Въ сіи позорные въ Россіи времена
Погасли Княжески почтенны имена;
Чужіе къ намъ пришли обычаи и нравы,
И скрылися слѣды пріобрѣтенной славы.

Но хотя бы и не можно было ни въ комъ предполагать толь великаго ослѣпленія, то однакоже по сродной человѣку слабости прельщаться и впадать въ заблужденіе (чему всякъ больше или меньше подверженъ), не надлежитъ предостерегающее о томъ напоминаніе почитать излишнимъ и не надобнымъ.

Что дѣлаетъ любовь къ Отечеству? Съ благостію въ очахъ, съ прозорливостію въ умѣ, съ истинною и правосудіемъ въ сердцѣ, печется о благоденствіи народномъ. Она въ одной рукѣ держитъ законы, а въ другой мечь, и говоритъ народу: сіи законы, начертанные мною на основаніи Божіихъ заповѣдей, суть ваша свобода; сей мечь, держимый мною на пораженіе внѣшнихъ и внутреннихъ враговъ, есть ваша безопасность: доколѣ сіи законы свято будутъ храниться, до тѣхъ поръ я съ вами и вы свободны; доколѣ мечь сей никому, кромѣ нарушителей законовъ, не будетъ страшенъ, до тѣхъ поръ радость и спокойствіе обитать будутъ въ сердцахъ и жилищахъ вашихъ. Она говоритъ каждому сыну отечества: членъ великаго тѣла! Не отрывайся отъ онаго никогда, и поставленной отъ Бога надъ нимъ главѣ служи вѣрою и правдою. Люби Царя и Отечество дѣлами твоими, а не словами. Не надѣйся никогда быть щастливъ угрызаемый совѣстію, и не бойся ничего похваляемый ею. Знай что я съ гнушеніемъ отвращаю взоры мои отъ Глинскихъ, которые лукавымъ языкомъ говорятъ Іоанну:

«Ты Богъ нашъ! естьли бъ мы могли нещастны стать,
«То намъ ли на тебя отважиться роптать?»

И съ веселіемъ объемлю выю Курбскихъ вѣщающихъ ему чистосердечно:

«О Царь мой! властенъ ты мою пролити кровь,
«Однако въ ней почти къ отечеству любовь».

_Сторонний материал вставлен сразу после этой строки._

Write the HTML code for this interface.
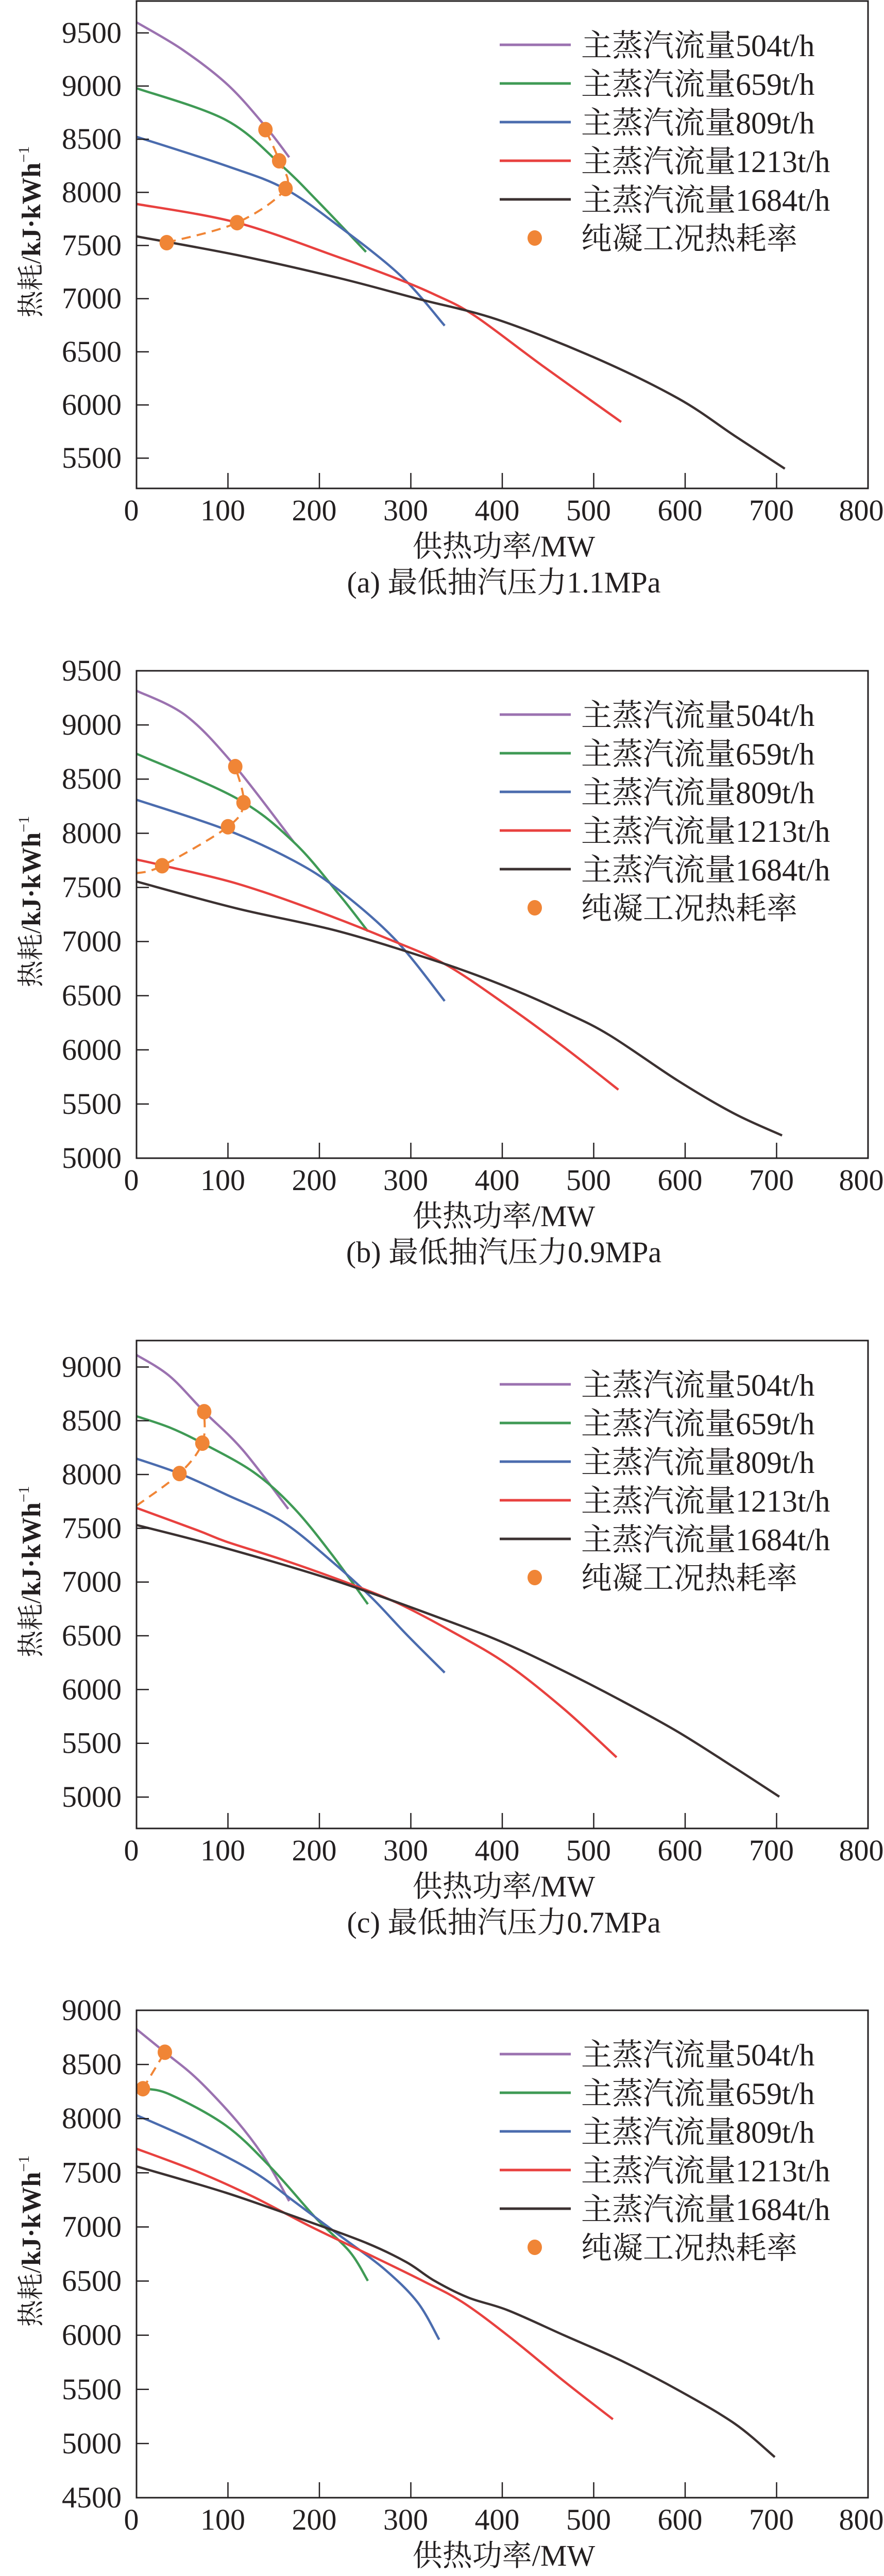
<!DOCTYPE html>
<html><head><meta charset="utf-8">
<style>
html,body{margin:0;padding:0;background:#fff;overflow:hidden;width:1716px;height:5074px;}
svg{display:block;}
text{font-family:"Liberation Serif","Noto Serif CJK SC","Noto Sans CJK SC",serif;fill:#231f20;}
</style></head>
<body>
<svg id="fig" width="1716" height="5074" viewBox="0 0 1716 5074" overflow="hidden" xmlns="http://www.w3.org/2000/svg"></svg>
<script>
// ---- data (x: heat supply MW, y: heat rate kJ/kWh) ----
const seriesNames = ["主蒸汽流量504t/h","主蒸汽流量659t/h","主蒸汽流量809t/h","主蒸汽流量1213t/h","主蒸汽流量1684t/h"];
const captions = ["(a) 最低抽汽压力1.1MPa","(b) 最低抽汽压力0.9MPa","(c) 最低抽汽压力0.7MPa","(d) 最低抽汽压力0.5MPa"];
const xTicks = [0,100,200,300,400,500,600,700,800];
const yTicksA = [5500,6000,6500,7000,7500,8000,8500,9000,9500];
const yTicksB = [5000,5500,6000,6500,7000,7500,8000,8500,9000,9500];
const yTicksC = [5000,5500,6000,6500,7000,7500,8000,8500,9000];
const yTicksD = [4500,5000,5500,6000,6500,7000,7500,8000,8500,9000];
const yRangeA = [5215,9800];
const yRangeB = [5000,9500];
const yRangeC = [4708,9246];
const yRangeD = [4500,9000];

// panel (a)
const a504x=[0,50,100,141,167], a504y=[9600,9344,9010,8620,8330];
const a659x=[0,98,159,200,251], a659y=[8980,8680,8250,7900,7440];
const a809x=[0,98,162,221,289,337], a809y=[8523,8250,8035,7684,7215,6746];
const a1213x=[0,110,221,283,326,369,443,530], a1213y=[7891,7715,7390,7195,7039,6844,6375,5840];
const a1684x=[0,110,221,307,394,499,592,654,709], a1684y=[7586,7410,7195,7000,6805,6453,6063,5711,5400];
const aCondX=[33,110,163,156,141], aCondY=[7527,7715,8035,8297,8590];
const aLeadX=[], aLeadY=[];
// panel (b)
const b504x=[0,54,107,172], b504y=[9316,9086,8627,7918];
const b659x=[0,110,172,221,253], b659y=[8734,8320,7918,7440,7095];
const b809x=[0,98,172,221,283,337], b809y=[8309,8033,7746,7478,7018,6451];
const b1213x=[0,30,110,196,277,338,406,468,527], b1213y=[7757,7700,7535,7286,7018,6788,6405,6022,5632];
const b1684x=[0,110,221,332,406,468,517,592,654,706], b1684y=[7554,7305,7095,6808,6578,6348,6137,5716,5410,5210];
const bCondX=[28,100,117,108], bCondY=[7700,8060,8282,8615];
const bLeadX=[0], bLeadY=[7630];
// panel (c)
const c504x=[0,36,74,116,166], c504y=[9112,8917,8584,8230,7680];
const c659x=[0,36,72,128,172,214,253], c659y=[8542,8438,8292,8022,7689,7252,6794];
const c809x=[0,47,98,159,214,257,294,337], c809y=[8147,8009,7814,7564,7189,6856,6523,6157];
const c1213x=[0,67,98,159,221,283,344,406,468,525], c1213y=[7689,7480,7376,7210,7023,6814,6544,6232,5815,5370];
const c1684x=[0,98,221,344,406,468,530,592,654,703], c1684y=[7530,7314,7002,6627,6419,6169,5898,5607,5274,5003];
const cCondX=[47,72,74], cCondY=[8009,8292,8584];
const cLeadX=[0], cLeadY=[7709];
// panel (d)
const d504x=[0,31,67,110,141,167], d504y=[8826,8613,8361,7974,7625,7238];
const d659x=[0,7,36,98,147,196,233,253], d659y=[8276,8276,8225,7935,7548,7083,6773,6502];
const d809x=[0,67,128,172,221,270,307,331], d809y=[8032,7780,7509,7238,6928,6618,6308,5960];
const d1213x=[0,67,128,190,252,313,356,406,468,521], d1213y=[7722,7509,7277,7005,6754,6502,6308,5998,5572,5224];
const d1684x=[0,98,190,252,295,326,363,406,468,530,592,654,698], d1684y=[7559,7315,7044,6850,6676,6502,6347,6231,5998,5766,5495,5185,4875];
const dCondX=[7,31], dCondY=[8276,8613];
const dLeadX=[], dLeadY=[];

const colors=["#9b72b0","#3f9a55","#4b6cae","#e8413f","#3b3131"];
const orange="#f08536";
const NS="http://www.w3.org/2000/svg";
const svg=document.getElementById("fig");
const X0=265,X1=1685;

function mk(tag,attrs,parent){const e=document.createElementNS(NS,tag);for(const k in attrs)e.setAttribute(k,attrs[k]);(parent||svg).appendChild(e);return e;}
function smooth(pts){
  if(pts.length<2)return "";
  let d="M"+pts[0][0].toFixed(1)+","+pts[0][1].toFixed(1);
  for(let i=0;i<pts.length-1;i++){
    const p0=pts[i-1]||pts[i],p1=pts[i],p2=pts[i+1],p3=pts[i+2]||p2;
    const c1=[p1[0]+(p2[0]-p0[0])/6,p1[1]+(p2[1]-p0[1])/6];
    const c2=[p2[0]-(p3[0]-p1[0])/6,p2[1]-(p3[1]-p1[1])/6];
    d+=" C"+c1[0].toFixed(1)+","+c1[1].toFixed(1)+" "+c2[0].toFixed(1)+","+c2[1].toFixed(1)+" "+p2[0].toFixed(1)+","+p2[1].toFixed(1);
  }
  return d;
}
function txt(g,x,y,s,size,anchor){
  const t=mk("text",{x:x,y:y,"font-size":size,"text-anchor":anchor||"start"},g);
  t.textContent=s;return t;
}

const panels=[
 {top:2,bot:948,yr:yRangeA,yt:yTicksA,sx:[a504x,a659x,a809x,a1213x,a1684x],sy:[a504y,a659y,a809y,a1213y,a1684y],cx:aCondX,cy:aCondY,lx:aLeadX,ly:aLeadY,id:"a"},
 {top:1302,bot:2248,yr:yRangeB,yt:yTicksB,sx:[b504x,b659x,b809x,b1213x,b1684x],sy:[b504y,b659y,b809y,b1213y,b1684y],cx:bCondX,cy:bCondY,lx:bLeadX,ly:bLeadY,id:"b"},
 {top:2602,bot:3549,yr:yRangeC,yt:yTicksC,sx:[c504x,c659x,c809x,c1213x,c1684x],sy:[c504y,c659y,c809y,c1213y,c1684y],cx:cCondX,cy:cCondY,lx:cLeadX,ly:cLeadY,id:"c"},
 {top:3902,bot:4848,yr:yRangeD,yt:yTicksD,sx:[d504x,d659x,d809x,d1213x,d1684x],sy:[d504y,d659y,d809y,d1213y,d1684y],cx:dCondX,cy:dCondY,lx:dLeadX,ly:dLeadY,id:"d"}
];

panels.forEach((P,pi)=>{
  const g=mk("g",{});
  
  
  const xs=v=>X0+(v-0)/(800-0)*(X1-X0);
  const ys=v=>P.bot-(v-P.yr[0])/(P.yr[1]-P.yr[0])*(P.bot-P.top);
  const clipId="clip"+P.id;
  const cp=mk("clipPath",{id:clipId},g);mk("rect",{x:X0,y:P.top,width:X1-X0,height:P.bot-P.top},cp);
  const sg=mk("g",{"clip-path":"url(#"+clipId+")"},g);
  P.sx.forEach((xa,si)=>{
    const pts=xa.map((x,i)=>[xs(x),ys(P.sy[si][i])]);
    const p=mk("path",{d:smooth(pts),fill:"none",stroke:colors[si],"stroke-width":4.5},sg);
    
    
  });
  const dx=P.lx.concat(P.cx), dy=P.ly.concat(P.cy);
  const dpts=dx.map((x,i)=>[xs(x),ys(dy[i])]);
  const dl=mk("path",{d:smooth(dpts),fill:"none",stroke:orange,"stroke-width":4,"stroke-dasharray":"18,12"},sg);
  
  
  P.cx.forEach((x,i)=>{
    const m=mk("ellipse",{cx:xs(x),cy:ys(P.cy[i]),rx:14,ry:15,fill:orange},g);
    
    
  });
  const box=mk("rect",{x:X0,y:P.top,width:X1-X0,height:P.bot-P.top,fill:"none",stroke:"#231f20","stroke-width":3},g);
  
  
  P.yt.forEach(v=>{
    const y=ys(v);
    if(y>P.top+1&&y<P.bot-1) mk("line",{x1:X0,x2:X0+24,y1:y,y2:y,stroke:"#231f20","stroke-width":2.5},g);
    const t=txt(g,236,y+19,String(v),58,"end");
    
    
  });
  xTicks.forEach(v=>{
    const x=xs(v);
    if(v>0&&v<800) mk("line",{x1:x,x2:x,y1:P.bot,y2:P.bot-30,stroke:"#231f20","stroke-width":2.5},g);
    const t=txt(g,v===800?1672:x-10,P.bot+62,String(v),58,"middle");
    
    
  });
  const xl=txt(g,978,P.bot+132,"供热功率/MW",58,"middle");
  
  
  const cap=txt(g,978,P.bot+202,captions[pi],58,"middle");
  
  
  const cy=(P.top+P.bot)/2;
  const yt=mk("text",{x:0,y:0,"font-size":52,"text-anchor":"middle",transform:"translate(78,"+(cy-25)+") rotate(-90)"},g);
  
  
  yt.innerHTML='热耗/<tspan font-weight="bold">kJ·kWh</tspan><tspan font-size="30" dy="-22">−1</tspan>';
  const lg=mk("g",{},g);
  
  
  seriesNames.forEach((n,i)=>{
    const y=P.top+85+75*i;
    mk("line",{x1:970,x2:1108,y1:y,y2:y,stroke:colors[i],"stroke-width":5},lg);
    const t=txt(lg,1128,y+22,n,60,"start");
    
    
  });
  const ly=P.top+85+75*5;
  mk("ellipse",{cx:1038,cy:ly,rx:14,ry:15,fill:orange},lg);
  const lt=txt(lg,1128,ly+22,"纯凝工况热耗率",60,"start");
  
  
});
</script>
</body></html>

Что дѣлаетъ народная гордость? не хочетъ никому уступать. Ревнуетъ украшаться и блистать собственными своими достоинствами. Велитъ любить честь, велитъ уважать себя, имѣть мужество, твердость, душу. Она не промѣняетъ имени, языка, нравовъ своихъ ни на что. Она покорствуетъ единой главѣ Отечества своего, и больше ни кому. Она простираетъ руку помощи слабому, и смотритъ на сильнаго безъ зависти и безъ боязни. Всякъ чужеземецъ ей другъ, но какъ скоро помыслитъ онъ властвовать надъ нею, съ оружіемъ въ рукахъ, или съ лукавствомъ въ сердцѣ, на силу ли свою надѣясь, или на прельщеніе, тотчасъ увидитъ ее грозну какъ тучу; и страшну какъ молнію и громъ. Между уничиженіемъ и погибелью избираетъ она погибель; между цѣпей и смертію кидается она въ объятія смерти.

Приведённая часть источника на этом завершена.